At this point, since we have put in place the “rules of the game”, we can begin, and, for all practical purposes, complete, a methodic investigation of the geometric relationships associated with Triangles (Unit IV), Other Polygons (Unit V), and Circles (Unit VI). That then allows us to conclude our study by the investigation of several applications, internal to the study of Geometry.
First, in Unit VII, we will engage in the classic geometric exploration of “Construction”. This means that, with the use of only a straight edge (to construct lines, rays, and segments), and a compass (to construct circles, and arcs of circles), we will attempt to use our knowledge of geometric relationships to “build”, and “operate on”, various geometric shapes. Included will be the replication and division of line segments and angles, the building of polygons to desired specifications, and the generation of circles to desired specifications.
Second, in Unit VIII, we will examine, in significant detail, the relationships between the various components of triangles. This is, of course, the study of Trigonometry, from the Greek, meaning “tri-angle-measure”. Included are the basic relationships of sine, cosine, and tangent, as well as applications involving the Pythagorean Theorem, the Laws of Sines and Cosines, and several other ambiguous cases.

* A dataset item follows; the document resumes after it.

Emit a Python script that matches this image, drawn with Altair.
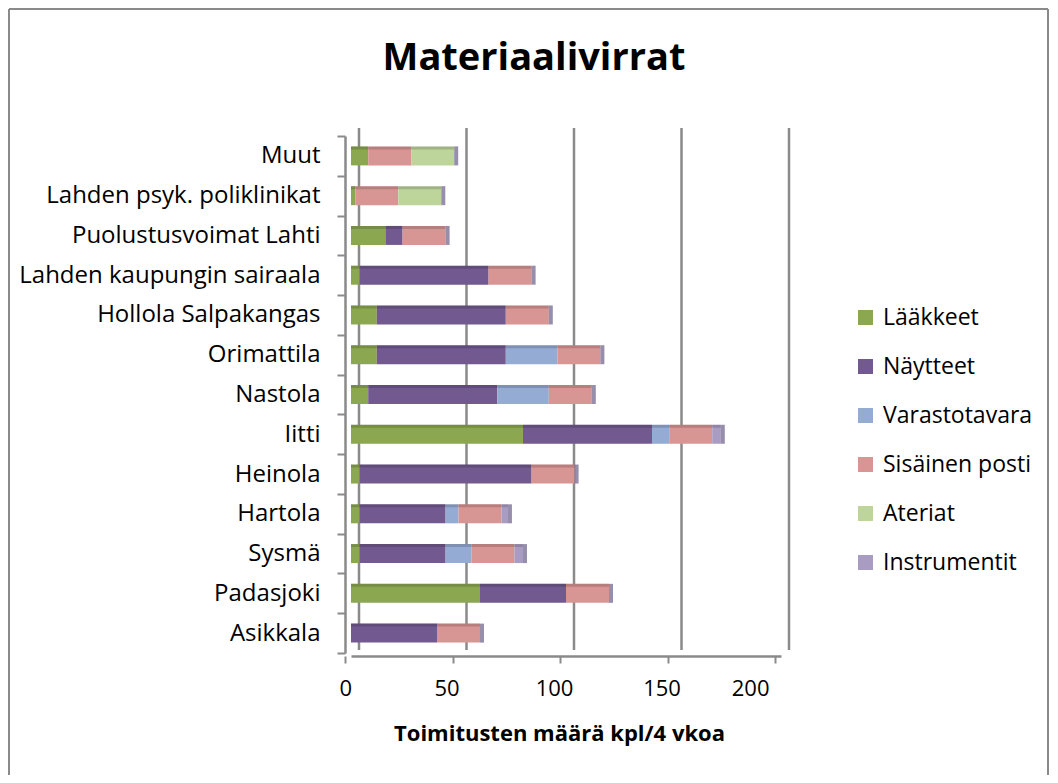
import altair as alt
import pandas as pd

categories = [
    "Muut", "Lahden psyk. poliklinikat", "Puolustusvoimat Lahti",
    "Lahden kaupungin sairaala", "Hollola Salpakangas", "Orimattila",
    "Nastola", "Iitti", "Heinola", "Hartola", "Sysmä", "Padasjoki", "Asikkala",
]
series = ["Lääkkeet", "Näytteet", "Varastotavara", "Sisäinen posti", "Ateriat", "Instrumentit"]
colors = ["#8BA74F", "#72598F", "#94ABD3", "#D79593", "#BDD49B", "#A99CC3"]

laakkeet      = [8, 2, 16, 4, 12, 12, 8, 80, 4, 4, 4, 60, 0]
naytteet      = [0, 0, 8, 60, 60, 60, 60, 60, 80, 40, 40, 40, 40]
varastotavara = [0, 0, 0, 0, 0, 24, 24, 8, 0, 6, 12, 0, 0]
sisainen      = [20, 20, 20, 20, 20, 20, 20, 20, 20, 20, 20, 20, 20]
ateriat       = [20, 20, 0, 0, 0, 0, 0, 0, 0, 0, 0, 0, 0]
instrumentit  = [0, 0, 0, 0, 0, 0, 0, 4, 0, 3, 4, 0, 0]
x_ticks = [0, 50, 100, 150, 200]

title_text = "Materiaalivirrat"
x_title = "Toimitusten määrä kpl/4 vkoa"

all_vals = [laakkeet, naytteet, varastotavara, sisainen, ateriat, instrumentit]
rows = []
for si, (s, vals) in enumerate(zip(series, all_vals)):
    for c, v in zip(categories, vals):
        rows.append({"kohde": c, "laji": s, "maara": v, "jarj": si})
df = pd.DataFrame(rows)
totals = pd.DataFrame({
    "kohde": categories,
    "yht": [sum(v[i] for v in all_vals) for i in range(len(categories))],
})
grid_df = pd.DataFrame({"v": x_ticks})

W, H = 430, 517
FONT = "Open Sans"
GRAY = "#8a8a8a"

xscale = alt.Scale(domain=[0, 200], nice=False)
yscale = alt.Scale(domain=categories, paddingInner=0, paddingOuter=0)
yaxis = alt.Axis(
    title=None, offset=6, tickBand="extent", tickSize=8, tickWidth=2,
    tickColor=GRAY, domainColor=GRAY, domainWidth=2.5, labelPadding=17,
    labelFontSize=24, labelFont=FONT, labelColor="black", labelLimit=400,
)
xaxis = alt.Axis(
    values=x_ticks, title=x_title, grid=False, offset=3, tickSize=7,
    tickWidth=2, tickColor=GRAY, domainColor=GRAY, domainWidth=2.5,
    tickOffset=-6, labelOffset=-6, labelPadding=15, labelFontSize=22,
    labelFont=FONT, labelColor="black", titleFont=FONT, titleFontSize=22,
    titleFontWeight="bold", titleColor="black", titleX=208, titleY=84,
    titleAlign="center", titleBaseline="alphabetic",
)

grid = alt.Chart(grid_df).mark_rule(color=GRAY, strokeWidth=2.5, xOffset=8).encode(
    x=alt.X("v:Q", scale=xscale, axis=xaxis),
    y=alt.value(-8),
    y2=alt.value(H - 3),
)

bars = alt.Chart(df).mark_bar(size=19).encode(
    y=alt.Y("kohde:N", sort=categories, scale=yscale, axis=yaxis),
    x=alt.X("maara:Q", stack="zero", scale=xscale, axis=xaxis),
    color=alt.Color(
        "laji:N",
        scale=alt.Scale(domain=series, range=colors),
        legend=alt.Legend(
            orient="none", legendX=503, legendY=170, title=None,
            symbolType="square", symbolSize=225, symbolStrokeWidth=0,
            labelFontSize=23, labelFont=FONT, labelColor="black",
            rowPadding=25, labelOffset=6,
        ),
    ),
    order=alt.Order("jarj:Q", sort="ascending"),
)

top_strip = alt.Chart(totals).mark_bar(size=3, yOffset=-8, color="black", opacity=0.15).encode(
    y=alt.Y("kohde:N", sort=categories, scale=yscale, axis=yaxis),
    x=alt.X("yht:Q", scale=xscale, axis=xaxis),
)

caps = alt.Chart(totals).mark_tick(thickness=4, size=19, xOffset=2, color="#6b5e88").encode(
    y=alt.Y("kohde:N", sort=categories, scale=yscale, axis=yaxis),
    x=alt.X("yht:Q", scale=xscale, axis=xaxis),
)

one = alt.Data(values=[{"a": 1}])
title_mark = alt.Chart(one).mark_text(
    text=title_text, font=FONT, fontSize=38, fontWeight="bold",
    align="center", baseline="alphabetic", color="black",
).encode(x=alt.value(W / 2 - 32), y=alt.value(-66))

frame_left = alt.Chart(one).mark_rule(color=GRAY, strokeWidth=2).encode(
    x=alt.value(-342), y=alt.value(-127), y2=alt.value(H + 122))
frame_right = alt.Chart(one).mark_rule(color=GRAY, strokeWidth=2).encode(
    x=alt.value(697), y=alt.value(-127), y2=alt.value(H + 122))
frame_top = alt.Chart(one).mark_rule(color=GRAY, strokeWidth=2).encode(
    x=alt.value(-342), x2=alt.value(697), y=alt.value(-127))

chart = alt.layer(
    grid, bars, top_strip, caps, title_mark, frame_left, frame_right, frame_top
).properties(
    width=W, height=H,
    padding={"left": 343, "top": 128, "right": 269, "bottom": 122},
    autosize=alt.AutoSizeParams(type="none"),
    background="white",
).configure_view(stroke=None)

chart.save("out.html", embed_options={"renderer": "svg", "actions": False})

Please understand that the organizational argument presented here is not meant to stifle the creativity of the instructor. Neither should it prohibit the instructor from utilizing a modular approach to concept development. It does, however, serve to remedy the fragmented, isolated topic, “chapter” approach to a subject which has been traditionally presented to us in “textbooks”, without that element of developmental continuity. To that end, it speaks loudly to the curricular issues which all instructors face, and the attitudinal issues students deal with when they are presented with a new and different Mathematics course.